Beijing’s most audacious manoeuvre, however, has been juridical. China routinely twists the language of UNCLOS to justify claims that the treaty itself plainly undermines. In 2016, the Permanent Court of Arbitration in The Hague delivered a sweeping rebuke, ruling that China’s expansive ‘historic rights’ claims had no legal basis under international law. The tribunal also determined that several contested features in the Spratly Islands were incapable of generating full EEZ entitlements.


China has simply ignored the verdict. Western powers, led by the United States, have attempted to challenge Beijing through Freedom of Navigation Operations (FONOPS), sailing naval vessels through disputed waters to demonstrate that these are international seas, not Chinese lakes. Yet such symbolic missions are sorely limited in efficacy.

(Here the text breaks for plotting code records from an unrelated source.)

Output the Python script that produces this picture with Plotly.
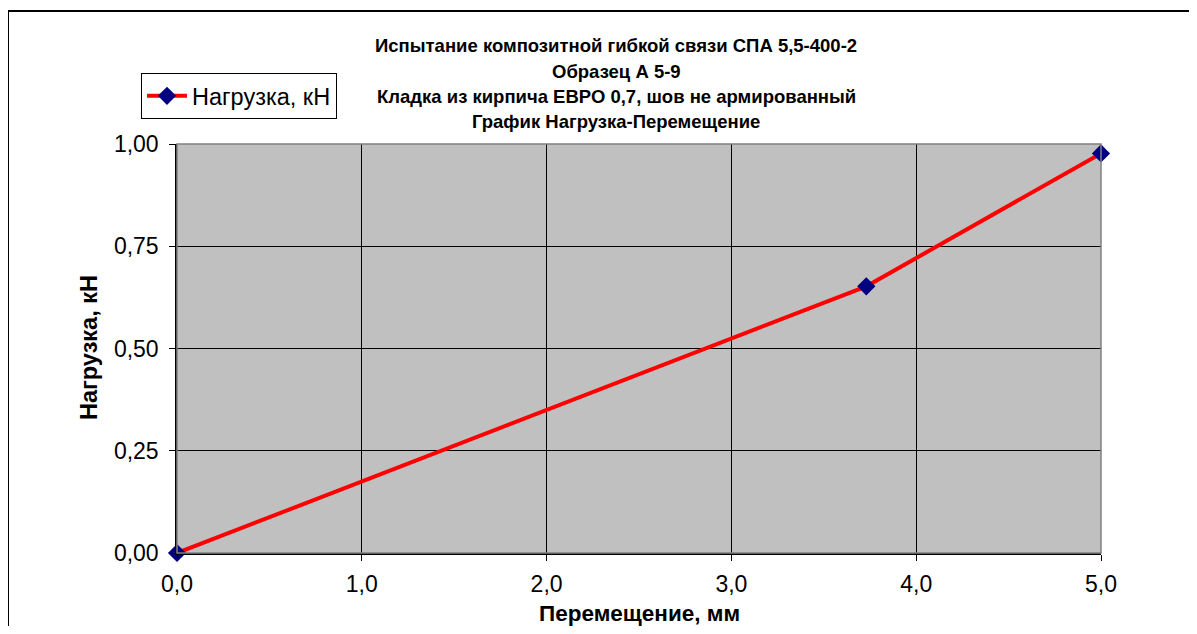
import plotly.graph_objects as go

displacement_mm = [0.0, 3.73, 5.0]
load_kn = [0.0, 0.652, 0.977]
series_name = "Нагрузка, кН"
title_lines = [
    "Испытание композитной гибкой связи СПА 5,5-400-2",
    "Образец А 5-9",
    "Кладка из кирпича ЕВРО 0,7, шов не армированный",
    "График Нагрузка-Перемещение",
]
x_title = "Перемещение, мм"
y_title = "Нагрузка, кН"
x_ticks = [0, 1, 2, 3, 4, 5]
y_ticks = [0, 0.25, 0.5, 0.75, 1.0]

FONT = "Liberation Sans, Arial, sans-serif"
OFF = 8  # page body margin
W, H = 1197 - 2 * OFF, 634 - 2 * OFF
L, T = 177 - OFF, 144 - OFF
pw, ph = 924, 409
R, B = W - L - pw, H - T - ph

def px_x(p):
    return (p - OFF - L) / pw

def px_y(p):
    return (T + ph - (p - OFF)) / ph

fig = go.Figure()
fig.add_trace(go.Scatter(
    x=displacement_mm, y=load_kn, name=series_name, mode="lines+markers",
    line=dict(color="#FF0000", width=4),
    marker=dict(symbol="diamond", size=14, color="#000080", line=dict(width=0)),
    cliponaxis=False,
))

annotations = []
for i, t in enumerate(title_lines):
    annotations.append(dict(
        text=f"<b>{t}</b>", x=px_x(616), y=px_y(46 + i * 25.2),
        xref="paper", yref="paper", showarrow=False,
        xanchor="center", yanchor="middle",
        font=dict(family=FONT, size=18.5, color="black"),
    ))
annotations.append(dict(
    text=f"<b>{x_title}</b>", x=px_x(639), y=px_y(613),
    xref="paper", yref="paper", showarrow=False, xanchor="center", yanchor="middle",
    font=dict(family=FONT, size=22.5, color="black"),
))
annotations.append(dict(
    text=f"<b>{y_title}</b>", x=px_x(89), y=px_y(348), textangle=-90,
    xref="paper", yref="paper", showarrow=False, xanchor="center", yanchor="middle",
    font=dict(family=FONT, size=23.5, color="black"),
))

shapes = [
    dict(type="rect", xref="paper", yref="paper", x0=0, x1=1, y0=0, y1=1,
         line=dict(color="#808080", width=1.5), layer="above"),
    # outer chart border (top and left edges visible in the view)
    dict(type="line", xref="paper", yref="paper",
         x0=px_x(8), x1=px_x(1300), y0=px_y(11), y1=px_y(11),
         line=dict(color="black", width=2)),
    dict(type="line", xref="paper", yref="paper",
         x0=px_x(8), x1=px_x(8), y0=px_y(11), y1=px_y(700),
         line=dict(color="black", width=2)),
]

fig.update_layout(
    width=W, height=H,
    margin=dict(l=L, r=R, t=T, b=B),
    paper_bgcolor="white", plot_bgcolor="#C0C0C0",
    separators=", ",
    showlegend=True,
    legend=dict(
        x=px_x(141), y=px_y(73), xanchor="left", yanchor="top",
        bordercolor="black", borderwidth=1, bgcolor="white",
        font=dict(family=FONT, size=23.5, color="black"),
        itemwidth=40, tracegroupgap=0,
    ),
    annotations=annotations,
    shapes=shapes,
    xaxis=dict(
        range=[0, 5], tickvals=x_ticks, tickformat=".1f",
        showgrid=True, gridcolor="black", gridwidth=1,
        showline=True, linecolor="black", linewidth=1.5,
        ticks="outside", ticklen=6, tickcolor="black",
        tickfont=dict(family=FONT, size=23, color="black"),
        ticklabelstandoff=4,
        zeroline=False,
    ),
    yaxis=dict(
        range=[0, 1], tickvals=y_ticks, tickformat=".2f",
        showgrid=True, gridcolor="black", gridwidth=1,
        showline=True, linecolor="black", linewidth=1.5,
        ticks="outside", ticklen=6, tickcolor="black",
        tickfont=dict(family=FONT, size=23, color="black"),
        ticklabelstandoff=6,
        zeroline=False,
    ),
)

fig.write_html("out.html")
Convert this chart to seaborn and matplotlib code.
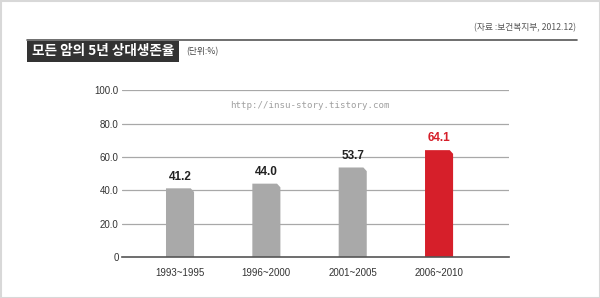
import matplotlib
matplotlib.use("Agg")
import matplotlib.pyplot as plt
import seaborn as sns
import pandas as pd
from matplotlib.patches import Polygon, Rectangle
from matplotlib.lines import Line2D

categories = ["1993~1995", "1996~2000", "2001~2005", "2006~2010"]
values = [41.2, 44.0, 53.7, 64.1]
value_labels = ["41.2", "44.0", "53.7", "64.1"]
y_ticks = [0, 20, 40, 60, 80, 100]
y_tick_labels = ["0", "20.0", "40.0", "60.0", "80.0", "100.0"]
title = "모든 암의 5년 상대생존율"
unit = "(단위:%)"
source = "(자료 :보건복지부, 2012.12)"
watermark = "http://insu-story.tistory.com"

GRAY = "#a9a9a9"
RED = "#d61f2a"
colors = [GRAY, GRAY, GRAY, RED]
label_colors = ["#222222", "#222222", "#222222", RED]

sns.set_theme(style="white")
plt.rcParams["font.family"] = ["Noto Sans CJK KR", "DejaVu Sans"]

df = pd.DataFrame({"period": categories, "rate": values})

fig = plt.figure(figsize=(6.0, 2.98), dpi=100)
fig.patch.set_facecolor("white")
W, H = 600, 298

ax = fig.add_axes([122 / W, 1 - 257 / H, (509 - 122) / W, (257 - 90.3) / H])
sns.barplot(data=df, x="period", y="rate", hue="period", palette=colors,
            width=0.325, legend=False, ax=ax, saturation=1, zorder=3)

# chamfer the top-right corner of each bar
bars = list(ax.patches)
for p, c in zip(bars, colors):
    x0, y0 = p.get_x(), p.get_y()
    w, h = p.get_width(), p.get_height()
    cx = w * 0.12
    cy = 2.2
    poly = Polygon([(x0, y0), (x0, y0 + h), (x0 + w - cx, y0 + h),
                    (x0 + w, y0 + h - cy), (x0 + w, y0)],
                   closed=True, facecolor=c, edgecolor="none", zorder=3)
    ax.add_patch(poly)
    p.remove()

ax.set_xlim(-0.672, 3.81)
ax.set_ylim(0, 100)
ax.set_yticks(y_ticks)
ax.set_yticklabels(y_tick_labels, fontsize=7, color="#333333",
                   family=["Liberation Sans", "DejaVu Sans"])
ax.set_xticks(range(len(categories)))
ax.set_xticklabels(categories, fontsize=7, color="#333333",
                   family=["Liberation Sans", "DejaVu Sans"])
ax.tick_params(axis="y", length=0, pad=2.5)
ax.tick_params(axis="x", length=0, pad=8)
ax.set_xlabel("")
ax.set_ylabel("")
for s in ["top", "right", "left"]:
    ax.spines[s].set_visible(False)
ax.spines["bottom"].set_color("#555555")
ax.spines["bottom"].set_linewidth(1.2)
ax.spines["bottom"].set_zorder(5)
for t in y_ticks[1:]:
    ax.axhline(t, color="#a8a8a8", lw=0.9, zorder=1)

for i, (v, lab, lc) in enumerate(zip(values, value_labels, label_colors)):
    ax.annotate(lab, (i, v), xytext=(0, 8.5), textcoords="offset points",
                ha="center", va="center", fontsize=8.5, fontweight="bold",
                color=lc, family=["Liberation Sans", "DejaVu Sans"])

# header decorations
fig.add_artist(Line2D([27 / W, 577 / W], [1 - 40 / H, 1 - 40 / H],
                      color="#555555", lw=1.2, transform=fig.transFigure))
fig.add_artist(Rectangle((27 / W, 1 - 62 / H), (179 - 27) / W, (62 - 41) / H,
                         transform=fig.transFigure, facecolor="#333333",
                         edgecolor="none"))
fig.text(103 / W, 1 - 51.5 / H, title, color="white", fontsize=9.8,
         fontweight="bold", ha="center", va="center")
fig.text(186 / W, 1 - 52 / H, unit, color="#444444", fontsize=6.3,
         ha="left", va="center")
fig.text(576 / W, 1 - 28 / H, source, color="#555555", fontsize=6.3,
         ha="right", va="center")
fig.text(310 / W, 1 - 106 / H, watermark, color="#a0a0a0", fontsize=6.6,
         ha="center", va="center", family=["DejaVu Sans Mono"])

# frame
fig.add_artist(Rectangle((0.5 / W, 0.5 / H), 1 - 1 / W, 1 - 1 / H,
                         transform=fig.transFigure, facecolor="none",
                         edgecolor="#d8d8d8", lw=1.5))

fig.savefig("out.png", dpi=100, facecolor="white")
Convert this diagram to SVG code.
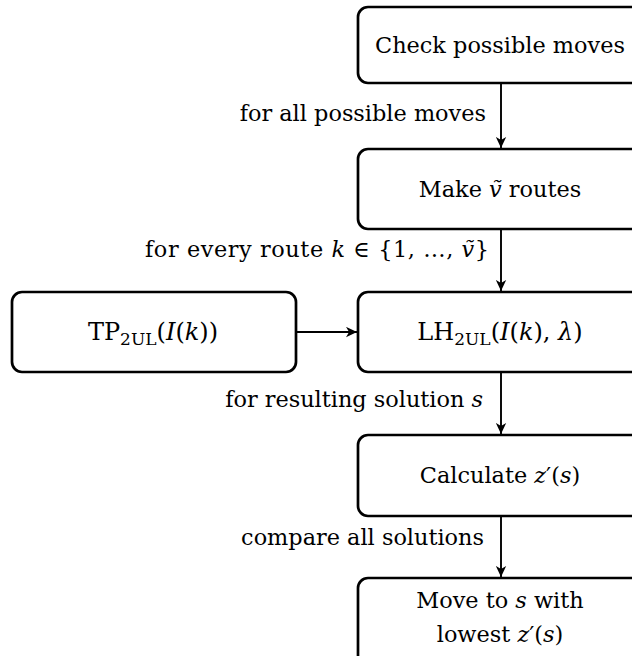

Many analysts increasingly argue that occasional naval patrols and ritual diplomatic protests are insufficient against a power willing to combine patience, economic leverage and military intimidation. While China’s strategy is cumulative and long-term, the response to it often appears episodic and reactive.


Nor is Washington’s position entirely uncomplicated. America champions UNCLOS while never having ratified the convention itself, a contradiction Beijing has eagerly exploited. Meanwhile, perceptions of declining American resolve, heightened by Middle Eastern entanglements, domestic political polarisation and wavering strategic consistency, have emboldened Chinese assertiveness. The QUAD grouping of India, Japan, Australia and America has yet to evolve into the cohesive strategic bloc many once imagined.


India, too, occupies an increasingly pivotal role in this maritime contest. Though not a claimant in the South China Sea disputes, it has deep stakes in preserving freedom of navigation and resisting any precedent that allows powerful states to unilaterally redefine maritime norms. Beijing’s ambitions no longer stop at the ‘near seas.’ Through ports, infrastructure projects and naval deployments stretching from Gwadar to Djibouti, China is steadily expanding its footprint into the Indian Ocean and the wider Indo-Pacific.


If Beijing succeeds in normalising its expansive interpretation of maritime sovereignty, other revisionist powers may follow suit. The result would not merely be regional instability but the erosion of the very rules underpinning global commerce and navigation.


The South China Sea has thus become a laboratory for a new kind of geopolitical contest being fought through attrition and incremental encroachment. China’s genius lies in understanding that global attention spans are short, democracies divided and institutions slow-moving.


That leaves the international community with an uncomfortable choice. Either it collectively reinforces the legal norms embodied in UNCLOS and the Hague ruling, or it tacitly accepts a world in which might quietly supersedes right.


(The author is a retired naval aviation officer and a defence and geopolitical analyst. Views personal.)